Originally posted by reddogge:
I'd like to do a shooting experiment like swampthing did but I don't have a bale big enough to do it. I'd like the distances calculated every 5 yards from his or anyone's point on distance. I believe the highest point of the arc is not the mid range but more towards the target due to increased acceleration in the beginning and less acceleration and more drag at the end.
In other words the inches over the target will be less from 5-10 yards from the bow than 20-25 yards from the bow so the arc is not a perfect parabola peaking at exactly midpoint of your point on.
Does this make sense?
Looking at a low coefficient bullet at 500 fps (the lowest I can compute)and a 50 yard zero (again the shortest distance I can compute), mid-range trajectory is highest at 30 and 35 yards. I used a 6" scope height to illustrate this for myself and it points out that bullet or bow, if you sling something at a target, it will necessarily have a curved arc to the target.
You are, in my opinion, correct in your assumptions that the midrange is going to be beyond the halfway point, but as the old (before ballistic calculators) systems implied, mid-range is just that, mid-range, not specifically half way but close enough for government work without the budget.

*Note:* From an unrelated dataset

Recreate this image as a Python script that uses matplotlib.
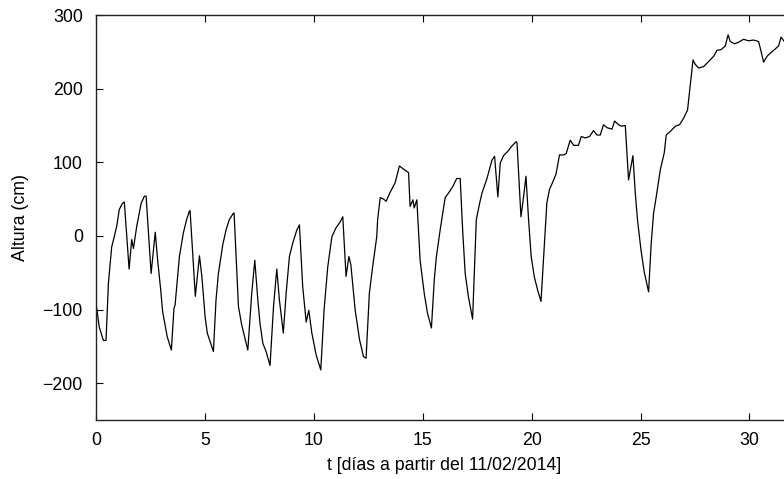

While I was playing games with myself in the neibhors guava patch years ago with wood arrows, I come to conclusion that it didn't matter that midrange was 4 yards beyond halfway or 6 yards beyond halfway, they still got tangled up with lower hanging branches... The only way to have solved that pesky parabola, was to increase the speed of the slingee... and alas... the desired limitations of the longbow prevail and I moved on to clearer pathways.
Not to be disagreeable, but you are correct in the reduced acceleration towards the target, but that isn't a result of increased drag. Drag is a function of speed in air and as the arrow slows down, so too does the drag effect or coefficient might be proper... the increased drag at the launch being greatly of influence of the decelerated values later on...
As for arrow acceleration, I'm not certain, but I think that once the arrow leaves the string, acceleration is fini... and thus it's all deceleration from there I think.